____ Data

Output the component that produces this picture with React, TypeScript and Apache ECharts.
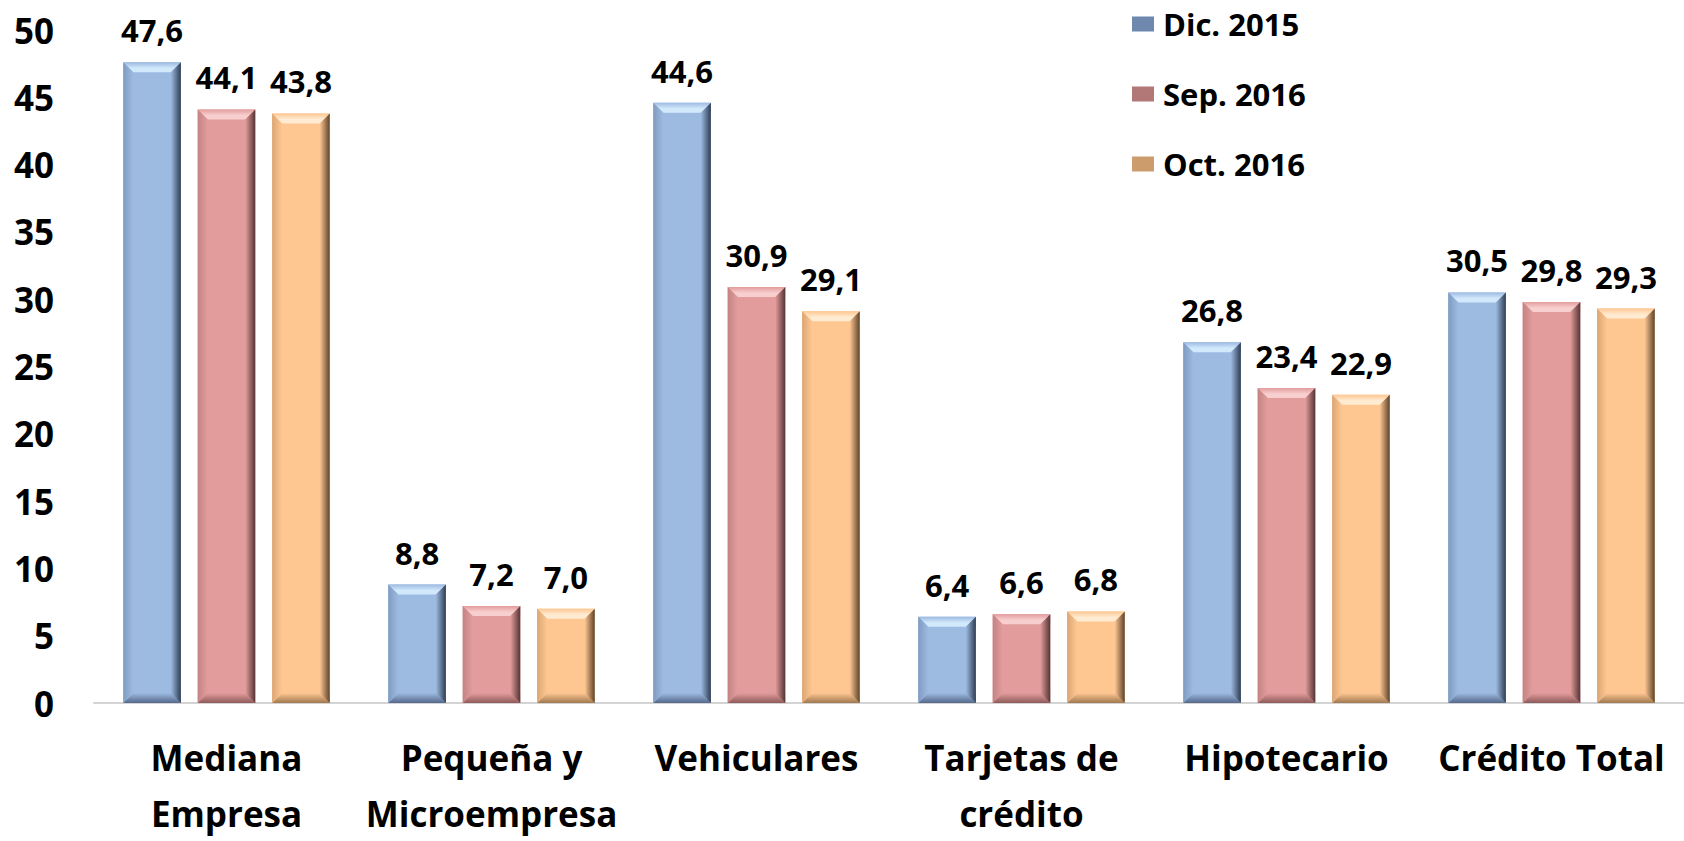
import React, { useEffect, useRef } from "react";
import * as echarts from "echarts";

const categories = [
  "Mediana\nEmpresa",
  "Pequeña y\nMicroempresa",
  "Vehiculares",
  "Tarjetas de\ncrédito",
  "Hipotecario",
  "Crédito Total",
];
const seriesNames = ["Dic. 2015", "Sep. 2016", "Oct. 2016"];
const dic2015 = [47.6, 8.8, 44.6, 6.4, 26.8, 30.5];
const sep2016 = [44.1, 7.2, 30.9, 6.6, 23.4, 29.8];
const oct2016 = [43.8, 7.0, 29.1, 6.8, 22.9, 29.3];
const yTicks = { min: 0, max: 50, interval: 5 };

const palettes = [
  { base: "#9DBAE1", light: "#D2E9FC", left: "#7F9BC2", right: "#2E3D52", bottom: "#55698A", legend: "#6F89AE" },
  { base: "#E39C9C", light: "#F8CFCF", left: "#C48383", right: "#553434", bottom: "#8E5A5A", legend: "#B27777" },
  { base: "#FEC792", light: "#FFEBD2", left: "#DCA674", right: "#5E432A", bottom: "#A07850", legend: "#CC9C6C" },
];

const FONT = "'Open Sans', Lato, sans-serif";
const BAR_RATIO = 58 / 267;
const STEP_RATIO = 75 / 267;
const BEVEL = 10;

function makeSeries(idx: number, values: number[]) {
  const p = palettes[idx];
  return {
    type: "custom",
    name: seriesNames[idx],
    itemStyle: { color: p.legend },
    data: values.map((v, i) => [i, v]),
    encode: { x: 0, y: 1 },
    renderItem: (params: any, api: any) => {
      const cat = api.value(0);
      const v = api.value(1);
      const topPt = api.coord([cat, v]);
      const basePt = api.coord([cat, 0]);
      const band = api.size([1, 0])[0];
      const bw = band * BAR_RATIO;
      const cx = topPt[0] + (idx - 1) * band * STEP_RATIO;
      const x0 = cx - bw / 2;
      const x1 = cx + bw / 2;
      const y0 = topPt[1];
      const y1 = basePt[1];
      const b = Math.min(BEVEL, (y1 - y0) / 2);
      const label = v.toFixed(1).replace(".", ",");
      return {
        type: "group",
        children: [
          { type: "rect", shape: { x: x0, y: y0, width: x1 - x0, height: y1 - y0 }, style: { fill: p.base } },
          {
            type: "polygon",
            shape: { points: [[x0, y0], [x1, y0], [x1 - b, y0 + b], [x0 + b, y0 + b]] },
            style: {
              fill: new echarts.graphic.LinearGradient(0, 0, 0, 1, [
                { offset: 0, color: p.base },
                { offset: 0.6, color: p.light },
                { offset: 1, color: p.light },
              ]),
            },
          },
          {
            type: "polygon",
            shape: { points: [[x0, y1], [x1, y1], [x1 - b, y1 - b], [x0 + b, y1 - b]] },
            style: {
              fill: new echarts.graphic.LinearGradient(0, 0, 0, 1, [
                { offset: 0, color: p.base },
                { offset: 1, color: p.bottom },
              ]),
            },
          },
          {
            type: "polygon",
            shape: { points: [[x0, y0], [x0 + b, y0 + b], [x0 + b, y1 - b], [x0, y1]] },
            style: {
              fill: new echarts.graphic.LinearGradient(0, 0, 1, 0, [
                { offset: 0, color: p.left },
                { offset: 1, color: p.base },
              ]),
            },
          },
          {
            type: "polygon",
            shape: { points: [[x1, y0], [x1 - b, y0 + b], [x1 - b, y1 - b], [x1, y1]] },
            style: {
              fill: new echarts.graphic.LinearGradient(0, 0, 1, 0, [
                { offset: 0, color: p.base },
                { offset: 1, color: p.right },
              ]),
            },
          },
          {
            type: "text",
            x: cx,
            y: y0 - 32,
            style: {
              text: label,
              align: "center",
              verticalAlign: "middle",
              fontFamily: FONT,
              fontWeight: "bold",
              fontSize: 31,
              fill: "#000",
            },
          },
        ],
      };
    },
  };
}

export default function App() {
  const ref = useRef<HTMLDivElement>(null);
  useEffect(() => {
    if (!ref.current) return;
    const chart = echarts.init(ref.current, undefined, { renderer: "svg" });
    chart.setOption({
      animation: false,
      backgroundColor: "#ffffff",
      grid: { left: 94, right: -13, top: 30, bottom: 128, containLabel: false },
      legend: {
        orient: "vertical",
        left: 1132,
        top: 6,
        padding: 0,
        icon: "rect",
        itemWidth: 22,
        itemHeight: 15,
        itemGap: 34,
        data: seriesNames,
        textStyle: { fontFamily: FONT, fontWeight: "bold", fontSize: 31, color: "#000", lineHeight: 36, padding: [0, 0, 0, 4] },
      },
      xAxis: {
        type: "category",
        data: categories,
        axisLine: { show: true, lineStyle: { color: "#D4D4D4", width: 2 } },
        axisTick: { show: false },
        axisLabel: {
          interval: 0,
          margin: 26,
          fontFamily: FONT,
          fontWeight: "bold",
          fontSize: 35,
          lineHeight: 56,
          color: "#000",
        },
      },
      yAxis: {
        type: "value",
        min: yTicks.min,
        max: yTicks.max,
        interval: yTicks.interval,
        splitLine: { show: false },
        axisLine: { show: false },
        axisTick: { show: false },
        axisLabel: { margin: 40, fontFamily: FONT, fontWeight: "bold", fontSize: 35, color: "#000" },
      },
      series: [makeSeries(0, dic2015), makeSeries(1, sep2016), makeSeries(2, oct2016)],
    });
    return () => chart.dispose();
  }, []);
  return (
    <div
      ref={ref}
      style={{ position: "absolute", left: 0, top: 0, width: 1684, height: 841 }}
    />
  );
}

________

» Task to carry out
Everything from the top line of the data down to and including the line with "50, interval: 5" is to be copied, except the pictures.

» Reply to the task
Output the component that produces this picture with React, TypeScript and Apache ECharts.
import React, { useEffect, useRef } from "react";
import * as echarts from "echarts";

const categories = [
  "Mediana\nEmpresa",
  "Pequeña y\nMicroempresa",
  "Vehiculares",
  "Tarjetas de\ncrédito",
  "Hipotecario",
  "Crédito Total",
];
const seriesNames = ["Dic. 2015", "Sep. 2016", "Oct. 2016"];
const dic2015 = [47.6, 8.8, 44.6, 6.4, 26.8, 30.5];
const sep2016 = [44.1, 7.2, 30.9, 6.6, 23.4, 29.8];
const oct2016 = [43.8, 7.0, 29.1, 6.8, 22.9, 29.3];
const yTicks = { min: 0, max: 50, interval: 5 };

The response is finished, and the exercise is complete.